# The problem:
Go through the material and write it all out exactly, minus the pictures.

# Supplied information:
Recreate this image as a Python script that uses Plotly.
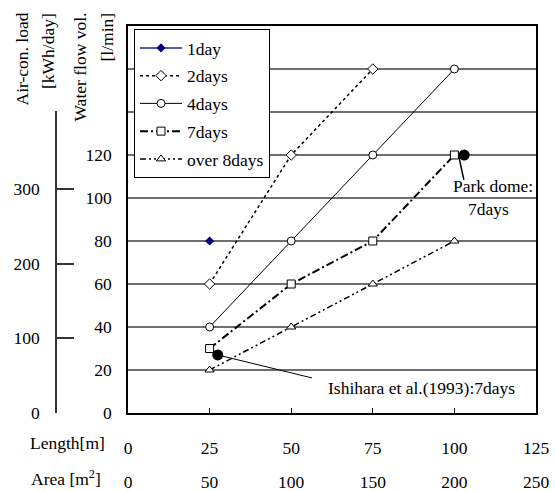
import plotly.graph_objects as go

# ---- data -------------------------------------------------------------
length_m = [25, 50, 75, 100]

flow_1day = [80]
flow_2days = [60, 120, 160]
flow_4days = [40, 80, 120, 160]
flow_7days = [30, 60, 80, 120]
flow_over8 = [20, 40, 60, 80]

# reference cases (length [m], water flow [l/min])
ishihara_pt = (27.5, 27)
park_dome_pt = (103, 120)

length_ticks = [0, 25, 50, 75, 100, 125]
area_ticks = [0, 50, 100, 150, 200, 250]
flow_ticks = [0, 20, 40, 60, 80, 100, 120]
flow_grid_extra = [140, 160]
load_ticks = [0, 100, 200, 300]

# ---- layout geometry (pixels) ---------------------------------------
W, H = 555, 491
ML, MR, MT, MB = 20, 19, 26, 78
PW = W - ML - MR
PH = H - MT - MB
PLOT_LEFT = 128


def px_x(p):
    return (p - ML) / PW


def px_y(p):
    return (H - MB - p) / PH


FONT = "Liberation Serif"
fs = 17.5

fig = go.Figure()

open_marker = dict(color="white", size=8, line=dict(color="black", width=1))

fig.add_trace(go.Scatter(
    x=length_m[:1], y=flow_1day, name="1day", mode="lines+markers",
    legendgroup="a",
    line=dict(color="#23238c", width=1.5),
    marker=dict(symbol="diamond", size=7, color="#000080"),
))
fig.add_trace(go.Scatter(
    x=length_m[:3], y=flow_2days, name="2days", mode="lines+markers",
    legendgroup="b",
    line=dict(color="black", width=1.5, dash="dot"),
    marker=dict(symbol="diamond", **open_marker),
))
fig.add_trace(go.Scatter(
    x=length_m, y=flow_4days, name="4days", mode="lines+markers",
    legendgroup="c",
    line=dict(color="black", width=1),
    marker=dict(symbol="circle", **open_marker),
))
fig.add_trace(go.Scatter(
    x=length_m, y=flow_7days, name="7days", mode="lines+markers",
    legendgroup="d",
    line=dict(color="black", width=2, dash="8px,3px,2px,3px"),
    marker=dict(symbol="square", **open_marker),
))
fig.add_trace(go.Scatter(
    x=length_m, y=flow_over8, name="over 8days", mode="lines+markers",
    legendgroup="e",
    line=dict(color="black", width=1.5, dash="6px,3px,2px,3px,2px,3px"),
    marker=dict(symbol="triangle-up", **open_marker),
))

# leader lines to the reference cases
ish_label = (60.7, 11.6)
ish_line_end = (56.4, 16.3)
park_line = ((101.4, 119), (102.9, 108.4))

fig.add_trace(go.Scatter(
    x=[ishihara_pt[0], ish_line_end[0]], y=[ishihara_pt[1], ish_line_end[1]],
    mode="lines", line=dict(color="black", width=1), showlegend=False,
    hoverinfo="skip",
))
fig.add_trace(go.Scatter(
    x=[park_line[0][0], park_line[1][0]], y=[park_line[0][1], park_line[1][1]],
    mode="lines", line=dict(color="black", width=1.5), showlegend=False,
    hoverinfo="skip",
))
fig.add_trace(go.Scatter(
    x=[ishihara_pt[0], park_dome_pt[0]], y=[ishihara_pt[1], park_dome_pt[1]],
    mode="markers", marker=dict(symbol="circle", size=11, color="black"),
    showlegend=False, hoverinfo="skip",
))

# carriers for the area axis and the air-con load axis
fig.add_trace(go.Scatter(
    x=area_ticks, y=[None] * len(area_ticks), xaxis="x2", yaxis="y",
    mode="markers", marker=dict(opacity=0), showlegend=False, hoverinfo="skip",
))
fig.add_trace(go.Scatter(
    x=[None] * len(load_ticks), y=load_ticks, xaxis="x3", yaxis="y3",
    mode="markers", marker=dict(opacity=0), showlegend=False, hoverinfo="skip",
))

x_dom0 = px_x(PLOT_LEFT)

fig.update_layout(
    width=W, height=H,
    margin=dict(l=ML, r=MR, t=MT, b=MB, autoexpand=False),
    paper_bgcolor="white", plot_bgcolor="rgba(0,0,0,0)",
    font=dict(family=FONT, size=fs, color="black"),
    showlegend=True,
    legend=dict(
        x=px_x(134), y=px_y(29), xanchor="left", yanchor="top",
        bgcolor="white", bordercolor="black", borderwidth=1,
        font=dict(family=FONT, size=fs), tracegroupgap=2,
        traceorder="grouped", itemwidth=42,
    ),
    xaxis=dict(
        domain=[x_dom0, 1], range=[0, 125], tickvals=length_ticks,
        ticktext=[str(v) for v in length_ticks],
        showline=True, linecolor="black", linewidth=1.5, mirror=True,
        ticks="inside", ticklen=5, tickcolor="black", tickwidth=1,
        showgrid=False, zeroline=False, ticklabelstandoff=18,
        anchor="y", automargin=False,
    ),
    xaxis2=dict(
        overlaying="x", range=[0, 250], tickvals=area_ticks,
        side="bottom", anchor="y", showline=False, ticks="",
        showgrid=False, zeroline=False, ticklabelstandoff=56,
        automargin=False,
    ),
    xaxis3=dict(
        domain=[0, x_dom0 * 0.5], range=[0, 1], visible=False,
        anchor="y3", automargin=False,
    ),
    yaxis=dict(
        domain=[0, 1], range=[0, 180], tickvals=flow_ticks,
        showline=True, linecolor="black",
        linewidth=1.5, mirror=True, ticks="", showgrid=True,
        gridcolor="#6e6e6e", gridwidth=1.5, zeroline=False,
        ticklabelstandoff=11, automargin=False,
        minor=dict(tickvals=flow_grid_extra, showgrid=True,
                   gridcolor="#6e6e6e", gridwidth=1.5, ticks=""),
    ),
    yaxis3=dict(
        domain=[0, px_y(111)], range=[0, 404], tickvals=load_ticks,
        anchor="free", position=px_x(56), side="left",
        showline=True, linecolor="#333333", linewidth=1.5,
        ticks="inside", ticklen=17, tickcolor="#333333", tickwidth=1.5,
        showgrid=False, zeroline=False, ticklabelstandoff=12,
        automargin=False,
    ),
)

annotations = [
    dict(text="Air-con. load", x=px_x(22), y=px_y(11)),
    dict(text="[kWh/day]", x=px_x(48), y=px_y(11)),
    dict(text="Water flow vol.", x=px_x(80), y=px_y(11)),
    dict(text="[l/min]", x=px_x(107), y=px_y(11)),
]
for a in annotations:
    fig.add_annotation(
        text=a["text"], x=a["x"], y=a["y"], xref="paper", yref="paper",
        textangle=-90, xanchor="center", yanchor="top", showarrow=False,
        font=dict(family=FONT, size=fs),
    )

fig.add_annotation(text="Length[m]", x=px_x(67), y=px_y(443), xref="paper",
                   yref="paper", showarrow=False, xanchor="center",
                   yanchor="middle", font=dict(family=FONT, size=fs))
fig.add_annotation(text="Area [m<sup>2</sup>]", x=px_x(66), y=px_y(478),
                   xref="paper", yref="paper", showarrow=False,
                   xanchor="center", yanchor="middle",
                   font=dict(family=FONT, size=fs))

fig.add_annotation(text="Ishihara et al.(1993):7days", x=ish_label[0],
                   y=ish_label[1], xref="x", yref="y", showarrow=False,
                   xanchor="left", yanchor="middle",
                   font=dict(family=FONT, size=fs))
fig.add_annotation(text="Park dome:", x=111.8, y=105.6, xref="x", yref="y",
                   showarrow=False, xanchor="center", yanchor="middle",
                   font=dict(family=FONT, size=fs))
fig.add_annotation(text="7days", x=110.5, y=94.9, xref="x", yref="y",
                   showarrow=False, xanchor="center", yanchor="middle",
                   font=dict(family=FONT, size=fs))

fig.write_html("out.html")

# Complete response:
Recreate this image as a Python script that uses Plotly.
import plotly.graph_objects as go

# ---- data -------------------------------------------------------------
length_m = [25, 50, 75, 100]

flow_1day = [80]
flow_2days = [60, 120, 160]
flow_4days = [40, 80, 120, 160]
flow_7days = [30, 60, 80, 120]
flow_over8 = [20, 40, 60, 80]

# reference cases (length [m], water flow [l/min])
ishihara_pt = (27.5, 27)
park_dome_pt = (103, 120)

length_ticks = [0, 25, 50, 75, 100, 125]
area_ticks = [0, 50, 100, 150, 200, 250]
flow_ticks = [0, 20, 40, 60, 80, 100, 120]
flow_grid_extra = [140, 160]
load_ticks = [0, 100, 200, 300]

# ---- layout geometry (pixels) ---------------------------------------
W, H = 555, 491
ML, MR, MT, MB = 20, 19, 26, 78
PW = W - ML - MR
PH = H - MT - MB
PLOT_LEFT = 128


def px_x(p):
    return (p - ML) / PW


def px_y(p):
    return (H - MB - p) / PH


FONT = "Liberation Serif"
fs = 17.5

fig = go.Figure()

open_marker = dict(color="white", size=8, line=dict(color="black", width=1))

fig.add_trace(go.Scatter(
    x=length_m[:1], y=flow_1day, name="1day", mode="lines+markers",
    legendgroup="a",
    line=dict(color="#23238c", width=1.5),
    marker=dict(symbol="diamond", size=7, color="#000080"),
))
fig.add_trace(go.Scatter(
    x=length_m[:3], y=flow_2days, name="2days", mode="lines+markers",
    legendgroup="b",
    line=dict(color="black", width=1.5, dash="dot"),
    marker=dict(symbol="diamond", **open_marker),
))
fig.add_trace(go.Scatter(
    x=length_m, y=flow_4days, name="4days", mode="lines+markers",
    legendgroup="c",
    line=dict(color="black", width=1),
    marker=dict(symbol="circle", **open_marker),
))
fig.add_trace(go.Scatter(
    x=length_m, y=flow_7days, name="7days", mode="lines+markers",
    legendgroup="d",
    line=dict(color="black", width=2, dash="8px,3px,2px,3px"),
    marker=dict(symbol="square", **open_marker),
))
fig.add_trace(go.Scatter(
    x=length_m, y=flow_over8, name="over 8days", mode="lines+markers",
    legendgroup="e",
    line=dict(color="black", width=1.5, dash="6px,3px,2px,3px,2px,3px"),
    marker=dict(symbol="triangle-up", **open_marker),
))

# leader lines to the reference cases
ish_label = (60.7, 11.6)
ish_line_end = (56.4, 16.3)
park_line = ((101.4, 119), (102.9, 108.4))

fig.add_trace(go.Scatter(
    x=[ishihara_pt[0], ish_line_end[0]], y=[ishihara_pt[1], ish_line_end[1]],
    mode="lines", line=dict(color="black", width=1), showlegend=False,
    hoverinfo="skip",
))
fig.add_trace(go.Scatter(
    x=[park_line[0][0], park_line[1][0]], y=[park_line[0][1], park_line[1][1]],
    mode="lines", line=dict(color="black", width=1.5), showlegend=False,
    hoverinfo="skip",
))
fig.add_trace(go.Scatter(
    x=[ishihara_pt[0], park_dome_pt[0]], y=[ishihara_pt[1], park_dome_pt[1]],
    mode="markers", marker=dict(symbol="circle", size=11, color="black"),
    showlegend=False, hoverinfo="skip",
))

# carriers for the area axis and the air-con load axis
fig.add_trace(go.Scatter(
    x=area_ticks, y=[None] * len(area_ticks), xaxis="x2", yaxis="y",
    mode="markers", marker=dict(opacity=0), showlegend=False, hoverinfo="skip",
))
fig.add_trace(go.Scatter(
    x=[None] * len(load_ticks), y=load_ticks, xaxis="x3", yaxis="y3",
    mode="markers", marker=dict(opacity=0), showlegend=False, hoverinfo="skip",
))

x_dom0 = px_x(PLOT_LEFT)

fig.update_layout(
    width=W, height=H,
    margin=dict(l=ML, r=MR, t=MT, b=MB, autoexpand=False),
    paper_bgcolor="white", plot_bgcolor="rgba(0,0,0,0)",
    font=dict(family=FONT, size=fs, color="black"),
    showlegend=True,
    legend=dict(
        x=px_x(134), y=px_y(29), xanchor="left", yanchor="top",
        bgcolor="white", bordercolor="black", borderwidth=1,
        font=dict(family=FONT, size=fs), tracegroupgap=2,
        traceorder="grouped", itemwidth=42,
    ),
    xaxis=dict(
        domain=[x_dom0, 1], range=[0, 125], tickvals=length_ticks,
        ticktext=[str(v) for v in length_ticks],
        showline=True, linecolor="black", linewidth=1.5, mirror=True,
        ticks="inside", ticklen=5, tickcolor="black", tickwidth=1,
        showgrid=False, zeroline=False, ticklabelstandoff=18,
        anchor="y", automargin=False,
    ),
    xaxis2=dict(
        overlaying="x", range=[0, 250], tickvals=area_ticks,
        side="bottom", anchor="y", showline=False, ticks="",
        showgrid=False, zeroline=False, ticklabelstandoff=56,
        automargin=False,
    ),
    xaxis3=dict(
        domain=[0, x_dom0 * 0.5], range=[0, 1], visible=False,
        anchor="y3", automargin=False,
    ),
    yaxis=dict(
        domain=[0, 1], range=[0, 180], tickvals=flow_ticks,
        showline=True, linecolor="black",
        linewidth=1.5, mirror=True, ticks="", showgrid=True,
        gridcolor="#6e6e6e", gridwidth=1.5, zeroline=False,
        ticklabelstandoff=11, automargin=False,
        minor=dict(tickvals=flow_grid_extra, showgrid=True,
                   gridcolor="#6e6e6e", gridwidth=1.5, ticks=""),
    ),
    yaxis3=dict(
        domain=[0, px_y(111)], range=[0, 404], tickvals=load_ticks,
        anchor="free", position=px_x(56), side="left",
        showline=True, linecolor="#333333", linewidth=1.5,
        ticks="inside", ticklen=17, tickcolor="#333333", tickwidth=1.5,
        showgrid=False, zeroline=False, ticklabelstandoff=12,
        automargin=False,
    ),
)

annotations = [
    dict(text="Air-con. load", x=px_x(22), y=px_y(11)),
    dict(text="[kWh/day]", x=px_x(48), y=px_y(11)),
    dict(text="Water flow vol.", x=px_x(80), y=px_y(11)),
    dict(text="[l/min]", x=px_x(107), y=px_y(11)),
]
for a in annotations:
    fig.add_annotation(
        text=a["text"], x=a["x"], y=a["y"], xref="paper", yref="paper",
        textangle=-90, xanchor="center", yanchor="top", showarrow=False,
        font=dict(family=FONT, size=fs),
    )

fig.add_annotation(text="Length[m]", x=px_x(67), y=px_y(443), xref="paper",
                   yref="paper", showarrow=False, xanchor="center",
                   yanchor="middle", font=dict(family=FONT, size=fs))
fig.add_annotation(text="Area [m<sup>2</sup>]", x=px_x(66), y=px_y(478),
                   xref="paper", yref="paper", showarrow=False,
                   xanchor="center", yanchor="middle",
                   font=dict(family=FONT, size=fs))

fig.add_annotation(text="Ishihara et al.(1993):7days", x=ish_label[0],
                   y=ish_label[1], xref="x", yref="y", showarrow=False,
                   xanchor="left", yanchor="middle",
                   font=dict(family=FONT, size=fs))
fig.add_annotation(text="Park dome:", x=111.8, y=105.6, xref="x", yref="y",
                   showarrow=False, xanchor="center", yanchor="middle",
                   font=dict(family=FONT, size=fs))
fig.add_annotation(text="7days", x=110.5, y=94.9, xref="x", yref="y",
                   showarrow=False, xanchor="center", yanchor="middle",
                   font=dict(family=FONT, size=fs))

fig.write_html("out.html")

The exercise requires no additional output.